Abstract

There are long existing limitations of the sky coverage of astronomical Adaptive Optics (AO) systems that use natural guide stars (NGSs) as reference sources. In this work, we present numerical simulations and lab test results of an optical NGS pyramid wavefront sensor (PWFS) for the MMT AO system. The potential increase of sky coverage benefits from the gain in sensitivity of the PWFS in a closed-loop NIR AO system compared with the optical Shack-Hartmann wavefront sensor (SHWFS).
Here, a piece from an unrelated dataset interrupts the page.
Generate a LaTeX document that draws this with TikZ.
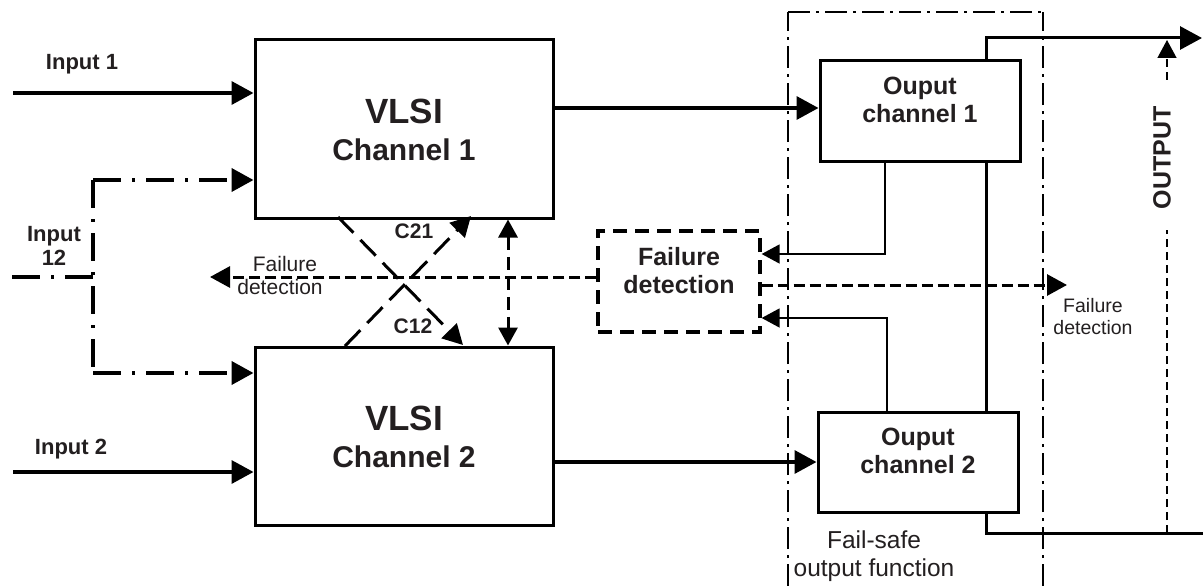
\documentclass[tikz,border=0pt]{standalone}
\usepackage{fontspec}
\setmainfont{Liberation Sans}
\usetikzlibrary{arrows.meta}
\definecolor{ink}{RGB}{35,31,32}
\newcommand{\fsz}[1]{\fontsize{#1}{#1}\selectfont}

\tikzset{
  bigtip/.tip={Triangle[length=22pt,width=23pt]},
  midtip/.tip={Triangle[length=20pt,width=21pt]},
  smltip/.tip={Triangle[length=18pt,width=19pt]},
}

\begin{document}
\begin{tikzpicture}[x=1pt,y=-1pt,
  blk/.style={draw=black,line width=3pt,inner sep=0pt},
  fdbox/.style={draw=black,line width=3.3pt,inner sep=0pt,dash pattern=on 14pt off 8pt},
  txt/.style={inner sep=0pt,outer sep=0pt,text=ink,anchor=base},
  btxt/.style={txt,font=\bfseries\fsz{#1}},
  rtxt/.style={txt,font=\fsz{#1}},
  flow/.style={line width=3.5pt,-bigtip},
  thinline/.style={line width=1.7pt,-smltip},
  ddline/.style={line width=4pt,dash pattern=on 28pt off 11pt on 3pt off 11pt},
  fsside/.style={line width=2.5pt,dash pattern=on 22pt off 6pt on 3pt off 6pt},
  fstop/.style={line width=1.3pt,dash pattern=on 22pt off 6pt on 3pt off 6pt},
  fdline/.style={line width=3pt,dash pattern=on 11pt off 5pt,-midtip},
  crossline/.style={line width=3pt,dash pattern=on 22pt off 10pt,-midtip},
  linkline/.style={line width=3pt,dash pattern=on 13pt off 7pt,smltip-smltip},
  outline/.style={line width=1.3pt,dash pattern=on 8pt off 5pt},
]
\useasboundingbox (0,0) rectangle (1203,586);

% ---- fail-safe output function region
\coordinate (fsbl) at (788,586);
\coordinate (fsbr) at (1043,586);
\coordinate (fstl) at (788,12);
\coordinate (fstr) at (1043,12);
\draw[fsside] (fsbl) -- (fstl);
\draw[fsside] (fsbr) -- (fstr);
\draw[fstop] (fstl) -- (fstr);

% ---- blocks
\node[blk,minimum width=298pt,minimum height=178pt] (vlsi1) at (404,129) {};
\node[blk,minimum width=298pt,minimum height=178pt] (vlsi2) at (404,436) {};
\node[blk,minimum width=200pt,minimum height=100pt] (oc1) at (920,111) {};
\node[blk,minimum width=200pt,minimum height=100pt] (oc2) at (918,462) {};
\node[fdbox,minimum width=162pt,minimum height=101pt] (fd) at (679,281.5) {};

% ---- block texts
\node[btxt=35] (v1a) at (404,123.5) {VLSI};
\node[btxt=30] (v1b) at (404,160) {Channel 1};
\node[btxt=35] (v2a) at (404,430.5) {VLSI};
\node[btxt=30] (v2b) at (404,467) {Channel 2};
\node[btxt=25] (oc1a) at (920,95) {Ouput};
\node[btxt=25] (oc1b) at (920,122) {channel 1};
\node[btxt=25] (oc2a) at (918,445) {Ouput};
\node[btxt=25] (oc2b) at (918,473) {channel 2};
\node[btxt=25] (fda) at (679,265) {Failure};
\node[btxt=25] (fdb) at (679,293) {detection};

% ---- inputs
\coordinate (in1) at (13,93);
\coordinate (in2) at (13,472);
\draw[flow] (in1) -- (in1 -| vlsi1.west);
\draw[flow] (in2) -- (in2 -| vlsi2.west);
\node[btxt=22] (in1lbl) at (82,70) {Input 1};
\node[btxt=22] (in2lbl) at (71,454) {Input 2};

\coordinate (jt) at (93,180);
\coordinate (jb) at (93,373);
\coordinate (in12) at (12,277);
\draw[ddline,-bigtip] (jt) -- (jt -| vlsi1.west);
\draw[ddline,-bigtip] (jb) -- (jb -| vlsi2.west);
\draw[ddline] (jt) -- (jb);
\draw[ddline] (in12) -- (in12 -| jt);
\node[btxt=22] (in12a) at (54,241) {Input};
\node[btxt=22] (in12b) at (54,265) {12};

% ---- channel cross links
\coordinate (c12s) at (338,217);
\coordinate (c12e) at (463,345);
\coordinate (c21s) at (345,346);
\coordinate (c21e) at (471,216);
\coordinate (lk) at (508,0);
\draw[crossline] (c12s) -- (c12e);
\draw[crossline] (c21s) -- (c21e);
\draw[linkline] (vlsi1.south -| lk) -- (vlsi2.north -| lk);
\node[btxt=21] (c21) at (414,238) {C21};
\node[btxt=21] (c12) at (413,333) {C12};

% ---- channels to output stages
\coordinate (h1) at (0,108);
\draw[flow] (vlsi1.east |- h1) -- (oc1.west |- h1);
\draw[flow] (vlsi2.east |- oc2.west) -- (oc2.west);

% ---- output rail
\coordinate (xo) at (986,0);
\coordinate (outtop) at (1202,38);
\coordinate (outbot) at (1203,533);
\draw[line width=3pt,-bigtip] (oc1.north -| xo) |- (outtop);
\draw[line width=3pt] (oc1.south -| xo) -- (oc2.north -| xo);
\draw[line width=3pt] (oc2.south -| xo) |- (outbot);

\coordinate (od) at (1167,533);
\coordinate (odg1) at (1167,230);
\coordinate (odg2) at (1167,80);
\coordinate (odt) at (1167,40);
\draw[outline] (od) -- (odg1);
\draw[outline,-smltip] (odg2) -- (odt);
\node[inner sep=0pt,text=ink,font=\bfseries\fsz{25},rotate=90] (outlbl) at (1162,158) {OUTPUT};

% ---- feedback to failure detection
\coordinate (f1) at (885,254);
\coordinate (f2) at (887,318);
\draw[thinline] (oc1.south -| f1) -- (f1) -- (f1 -| fd.east);
\draw[thinline] (oc2.north -| f2) -- (f2) -- (f2 -| fd.east);

% ---- failure detection signals
\coordinate (fdl) at (210,277);
\coordinate (fdr) at (1067,285);
\draw[fdline] (fd.west |- fdl) -- (fdl);
\draw[fdline] (fd.east |- fdr) -- (fdr);
\node[rtxt=21] (fdla) at (285,271) {Failure};
\node[rtxt=21] (fdlb) at (280,294) {detection};
\node[rtxt=19.5] (fdra) at (1093,312) {Failure};
\node[rtxt=19.5] (fdrb) at (1093,334) {detection};

% ---- region caption
\node[rtxt=24.5] (fsa) at (874,548) {Fail-safe};
\node[rtxt=24.5] (fsb) at (874,576) {output function};
\end{tikzpicture}
\end{document}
The upgraded MMT AO WFS system will use IR avalanche photodiode (APD) array with extremely low readout noise (at sub-electron level), run at a high frame rate (over 1kHz), and cover the wavelength range from 0.85-1.8 μm. This upgraded system will access a larger portion of the sky by looking at fainter, redder reference stars. We use ”yao” simulation to show the expected limiting magnitude gain of NIR PWFS compared with the existing optical SHWFS. The sky coverage will increase by 11 times at the Galactic plane and by 6 times at the North Galactic Pole when compared to traditional optical WFSs. This novel WFS will also enable observations of the dust obscured plane of the Galaxy, where the optical light of most stars is more extincted. We demonstrate the basic lab test with a set of double roof prisms. We evaluate the overall performance of the PWFS on our lab AO bench, present captured micro-pupil images and do wavefront reconstruction. We will upgrade to SAPHIRA and pyramid prism for later lab test. We plan to implement this system at MMT and carry out on-sky tests in Spring 2019.